逆プロポーズした恋の顛末
「ええ。でも、一応話を聞くのが礼儀というものでしょう?」
「では、単刀直入に申し上げます。依頼人である彼の祖母、立見 夕雨子さんの望みは、彼との関係を今後一切断ち切っていただきたい、ということです。ご了承いただけるなら、利便性のいいマンションの一室。むこう三年分の生活費。もしご自身のお店を持ちたいようでしたら、そちらも含めて援助する用意があります」
尽の両親ではなく、祖母が依頼人であると聞いて、やや面食らったものの、裕福な家こそ家族関係が複雑だというのは、二世、三世である店の客たちからよく聞く話だった。
「ずいぶん、太っ腹ですね?」
「彼の『妻』が得るものと比べれば、ほんのささやかな贈り物ですよ」
「もし……お断りした場合は?」
「あなたのお勤め先に、迷惑がかかるかもしれません。そして……立見総合病院での彼の立ち位置が危うくなるかもしれません」
「どういう意味ですか?」
別れるのを渋った場合、営業妨害をされるのは想定内だ。
しかし、尽の将来に、大きな影響あると言われては、ただの脅し文句と聞き流せない。
「現在、立見総合病院の院長兼理事長を務めているのは彼の父親です。しかし、血縁者が後継者でなければならないという決まりは、どこにもありません。むしろ、まだ若い彼を後継者として認めている人間は少ない。そんな状況では、病院に利益をもたらす相手との縁談が、彼にとって強力な後ろ盾となる」
製薬会社の社長、大学教授、官僚――そういった地位も権力もある人物を親として持つご令嬢たちは、「伝手」というメリットをもたらすことができるだろう。
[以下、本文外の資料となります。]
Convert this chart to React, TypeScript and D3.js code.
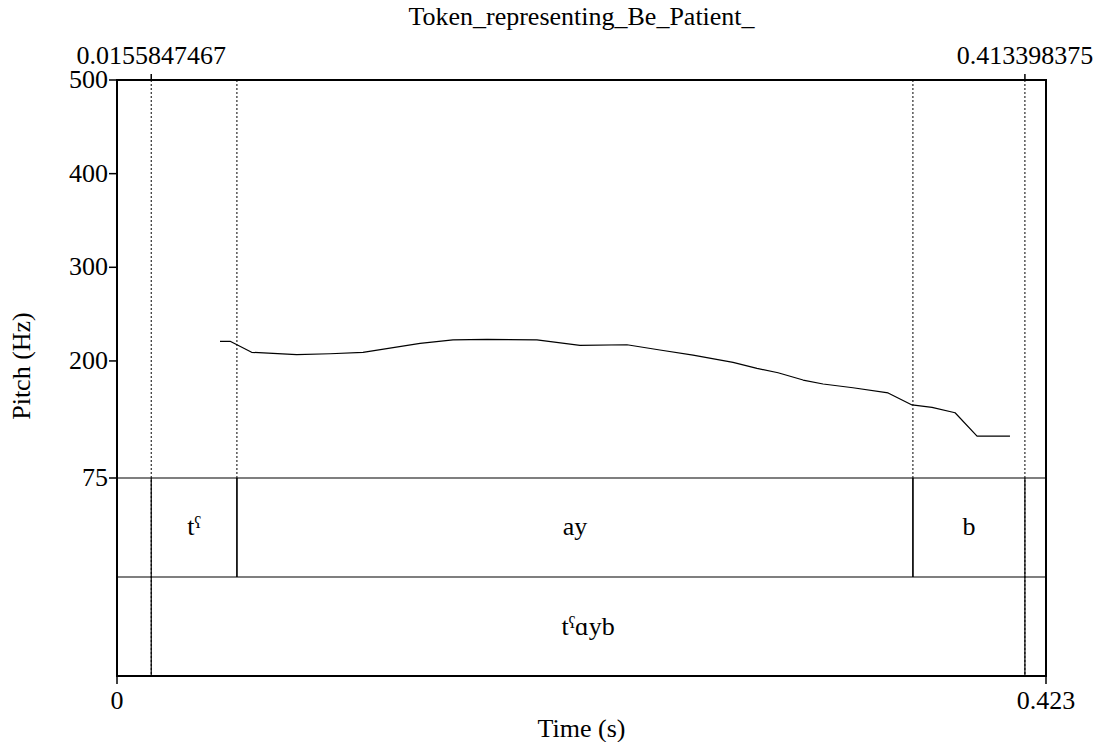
import React from 'react';
import * as d3 from 'd3';

const title = 'Token_representing_Be_Patient_';
const totalDuration = 0.423;
const yTicks = [75, 200, 300, 400, 500];
const topTicks = [0.0155847467, 0.413398375];
const topTickLabels = ['0.0155847467', '0.413398375'];
const bottomTickLabels = ['0', '0.423'];

// pitch track
const pitchTimes = [0.0469, 0.0515, 0.0613, 0.0818, 0.097, 0.112, 0.138, 0.153, 0.1685, 0.1912, 0.2108, 0.2322, 0.2472, 0.2623, 0.2805, 0.2914, 0.301, 0.3124, 0.3215, 0.3351, 0.3511, 0.362, 0.3711, 0.3816, 0.3916, 0.4066];
const pitchHz = [221, 221, 209.2, 206.7, 207.7, 209.2, 218.8, 222.4, 223.1, 222.4, 216.7, 217.3, 211.7, 206.3, 198.5, 192.1, 187.4, 179.6, 175.4, 171.4, 165.8, 153, 150.5, 144.7, 119.8, 119.8];

// TextGrid tiers
const phoneStarts = [0.0155847467, 0.0546, 0.3624];
const phoneEnds = [0.0546, 0.3624, 0.413398375];
const phoneLabels = ['tˤ', 'ay', 'b'];
const wordStarts = [0.0155847467];
const wordEnds = [0.413398375];
const wordLabels = ['tˤɑyb'];

const W = 1096;
const H = 742;
const left = 117;
const right = 1046;
const top = 80;
const pitchBottom = 478;
const tierBottom = 577;
const bottom = 676;
const font = "'Liberation Serif', 'Times New Roman', serif";
const fs = 26;

export default function App() {
  const x = d3.scaleLinear().domain([0, totalDuration]).range([left, right]);
  const y = d3.scaleLinear().domain([75, 500]).range([pitchBottom, top]);

  const pts: [number, number][] = pitchTimes.map((t, i) => [t, pitchHz[i]]);
  const line = d3.line<[number, number]>().x(d => x(d[0])).y(d => y(d[1]));

  const innerBounds = [phoneEnds[0], phoneEnds[1]];
  const ts = { fontFamily: font, fontSize: fs };

  return (
    <svg width={W} height={H} style={{ position: 'absolute', left: 0, top: 0, background: '#fff', fontFamily: font }}>
      <rect width={W} height={H} fill="#fff" />
      <text x={(left + right) / 2} y={25} style={ts} textAnchor="middle">{title}</text>

      {/* dotted boundaries across pitch area */}
      {topTicks.map((t, i) => (
        <line key={'db' + i} x1={x(t)} x2={x(t)} y1={top} y2={bottom} stroke="#000" strokeWidth={1} strokeDasharray="2,2" />
      ))}
      {innerBounds.map((t, i) => (
        <line key={'ib' + i} x1={x(t)} x2={x(t)} y1={top} y2={pitchBottom} stroke="#000" strokeWidth={1} strokeDasharray="2,2" />
      ))}

      {/* tier boundaries */}
      {phoneStarts.map((s, i) => (
        <g key={'p' + i}>
          <line x1={x(s)} x2={x(s)} y1={pitchBottom} y2={tierBottom} stroke="#000" strokeWidth={1.2} />
          <line x1={x(phoneEnds[i])} x2={x(phoneEnds[i])} y1={pitchBottom} y2={tierBottom} stroke="#000" strokeWidth={1.2} />
          <text x={(x(s) + x(phoneEnds[i])) / 2} y={535} style={ts} textAnchor="middle">{phoneLabels[i]}</text>
        </g>
      ))}
      {wordStarts.map((s, i) => (
        <g key={'w' + i}>
          <line x1={x(s)} x2={x(s)} y1={tierBottom} y2={bottom} stroke="#000" strokeWidth={1.2} />
          <line x1={x(wordEnds[i])} x2={x(wordEnds[i])} y1={tierBottom} y2={bottom} stroke="#000" strokeWidth={1.2} />
          <text x={(x(s) + x(wordEnds[i])) / 2} y={635} style={ts} textAnchor="middle">{wordLabels[i]}</text>
        </g>
      ))}
      <line x1={left} x2={right} y1={pitchBottom} y2={pitchBottom} stroke="#000" strokeWidth={1.2} />
      <line x1={left} x2={right} y1={tierBottom} y2={tierBottom} stroke="#000" strokeWidth={1.2} />

      {/* pitch curve */}
      <path d={line(pts) ?? ''} fill="none" stroke="#000" strokeWidth={1.2} strokeLinejoin="round" />

      {/* frame */}
      <rect x={left} y={top} width={right - left} height={bottom - top} fill="none" stroke="#000" strokeWidth={2} />

      {/* y axis */}
      {yTicks.map(v => (
        <g key={'y' + v}>
          <line x1={left - 8} x2={left} y1={y(v)} y2={y(v)} stroke="#000" strokeWidth={1.5} />
          <text x={left - 9} y={y(v) + 8} style={ts} textAnchor="end">{v}</text>
        </g>
      ))}
      <text transform={`translate(30,366) rotate(-90)`} style={ts} textAnchor="middle">Pitch (Hz)</text>

      {/* top ticks */}
      {topTicks.map((t, i) => (
        <g key={'t' + i}>
          <line x1={x(t)} x2={x(t)} y1={top - 6} y2={top} stroke="#000" strokeWidth={1.5} />
          <text x={x(t)} y={64} style={ts} textAnchor="middle">{topTickLabels[i]}</text>
        </g>
      ))}

      {/* bottom ticks */}
      {[0, totalDuration].map((t, i) => (
        <g key={'b' + i}>
          <line x1={x(t)} x2={x(t)} y1={bottom} y2={bottom + 8} stroke="#000" strokeWidth={1.5} />
          <text x={x(t)} y={709} style={ts} textAnchor="middle">{bottomTickLabels[i]}</text>
        </g>
      ))}
      <text x={(left + right) / 2} y={737} style={ts} textAnchor="middle">Time (s)</text>
    </svg>
  );
}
立見総合病院は市の基幹病院だが、近隣都市にも同じような規模の病院はあり、漫然と現状を維持するだけでは生き残れない。差別化を図るためには最先端の医療、最新の設備、そして腕のいい医師を確保する必要がある。
「現在彼には、母校で医局長を務める教授――恩師のご令嬢との縁談が持ち上がっています。大学の同期で面識もあり、気が合うようで、何度か食事を一緒にしているようです。結ばれるのは、時間の問題だと周囲は見ています」
あの夜、尽と一緒にいたのは、その「ご令嬢」だったのかもしれない。
同い年で、同じ大学出身。気も合うし、容姿の釣り合いも取れる。
そして……伝手もコネもある相手。
これ以上は望めないくらい、望ましい相手だ。
そんな縁談を断る方が、どうかしているとわたしでも思う。
弁護士は、追い打ちをかけるように「現実」をさらに突き付けた。